Kathleen Coleman (born February 18, 1962) is an American former actress, singer, and author, known for playing Holly Marshall on the 1970s children's TV show Land of the Lost.

== Life and career ==
Coleman was born in Weymouth, Massachusetts. She toured as a singer with the Mike Curb Congregation.

In 1974, she was cast by Sid and Marty Krofft to play Holly Marshall, the younger of two siblings trapped with their father in a strange land in Land of the Lost. It was her only major television role, which continued for three seasons. She contributed interviews and commentary tracks for the Land of the Lost DVDs produced by Rhino in 2004. She and fellow Land of the Lost cast member Wesley Eure filmed cameos for the 2009 film parodying the series, but those scenes were not included in the theatrical release.

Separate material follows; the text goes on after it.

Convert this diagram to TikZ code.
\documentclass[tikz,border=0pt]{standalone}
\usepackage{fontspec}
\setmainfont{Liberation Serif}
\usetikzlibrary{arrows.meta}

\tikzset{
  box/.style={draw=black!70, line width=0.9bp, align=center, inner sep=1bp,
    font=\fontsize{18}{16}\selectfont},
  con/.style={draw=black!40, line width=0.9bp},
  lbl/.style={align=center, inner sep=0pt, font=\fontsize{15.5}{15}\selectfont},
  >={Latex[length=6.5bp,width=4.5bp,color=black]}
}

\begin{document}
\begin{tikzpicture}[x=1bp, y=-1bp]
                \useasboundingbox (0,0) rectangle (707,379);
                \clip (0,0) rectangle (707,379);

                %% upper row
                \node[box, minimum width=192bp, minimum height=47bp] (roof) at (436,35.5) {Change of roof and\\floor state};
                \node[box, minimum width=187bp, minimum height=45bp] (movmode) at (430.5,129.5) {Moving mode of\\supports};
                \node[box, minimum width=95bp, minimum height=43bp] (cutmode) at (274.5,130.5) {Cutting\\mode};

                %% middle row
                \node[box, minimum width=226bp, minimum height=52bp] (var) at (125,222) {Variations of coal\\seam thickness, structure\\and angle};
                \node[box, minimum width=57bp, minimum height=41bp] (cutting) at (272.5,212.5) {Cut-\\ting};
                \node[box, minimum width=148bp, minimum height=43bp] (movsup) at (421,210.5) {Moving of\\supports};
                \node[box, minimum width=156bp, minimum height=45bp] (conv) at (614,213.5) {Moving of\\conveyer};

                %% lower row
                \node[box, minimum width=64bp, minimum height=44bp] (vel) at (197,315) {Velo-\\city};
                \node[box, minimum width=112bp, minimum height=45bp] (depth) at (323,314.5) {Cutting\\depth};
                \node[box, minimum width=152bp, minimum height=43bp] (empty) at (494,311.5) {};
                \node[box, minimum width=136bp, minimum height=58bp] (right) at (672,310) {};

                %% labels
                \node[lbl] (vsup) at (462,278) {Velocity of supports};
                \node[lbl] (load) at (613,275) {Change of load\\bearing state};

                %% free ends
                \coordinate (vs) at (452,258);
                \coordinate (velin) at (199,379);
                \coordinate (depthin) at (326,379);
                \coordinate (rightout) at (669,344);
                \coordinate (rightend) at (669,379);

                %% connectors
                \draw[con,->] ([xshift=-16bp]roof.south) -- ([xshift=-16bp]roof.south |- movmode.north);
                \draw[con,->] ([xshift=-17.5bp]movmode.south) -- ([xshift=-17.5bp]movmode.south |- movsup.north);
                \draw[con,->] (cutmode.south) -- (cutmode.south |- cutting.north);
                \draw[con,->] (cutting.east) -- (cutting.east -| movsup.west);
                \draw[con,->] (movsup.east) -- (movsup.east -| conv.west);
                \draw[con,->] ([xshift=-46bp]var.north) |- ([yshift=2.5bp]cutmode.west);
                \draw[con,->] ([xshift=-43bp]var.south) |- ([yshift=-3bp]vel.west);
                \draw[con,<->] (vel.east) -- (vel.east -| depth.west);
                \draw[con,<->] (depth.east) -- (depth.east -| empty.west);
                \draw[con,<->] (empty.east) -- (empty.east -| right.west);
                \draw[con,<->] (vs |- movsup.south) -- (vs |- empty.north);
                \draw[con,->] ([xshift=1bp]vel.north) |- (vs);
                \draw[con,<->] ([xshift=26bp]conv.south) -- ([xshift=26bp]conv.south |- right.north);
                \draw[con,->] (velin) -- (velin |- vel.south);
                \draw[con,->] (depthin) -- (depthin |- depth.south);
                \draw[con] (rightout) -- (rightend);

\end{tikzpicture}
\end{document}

She appeared in an episode of the police drama Adam-12 in 1975, and in 1977, she played Sella in the Thespian play Noah.

In 2014, Coleman appeared in a parade in Simi Valley, California.

== Personal life ==
In 1980, at the age of 18, Coleman married and moved to Fallon, Nevada, where she and her husband worked on her father-in-law's dairy farm. The couple had two sons before divorcing in 1987.

In 2015, she published Lost Girl: The Truth and Nothing But the Truth, So Help Me Kathleen, which describes her marriages as well as her experiences in music, TV, and on the autograph circuit. In 2017, she published a second memoir, entitled Run Holly Run, which highlighted her time working on Land of the Lost.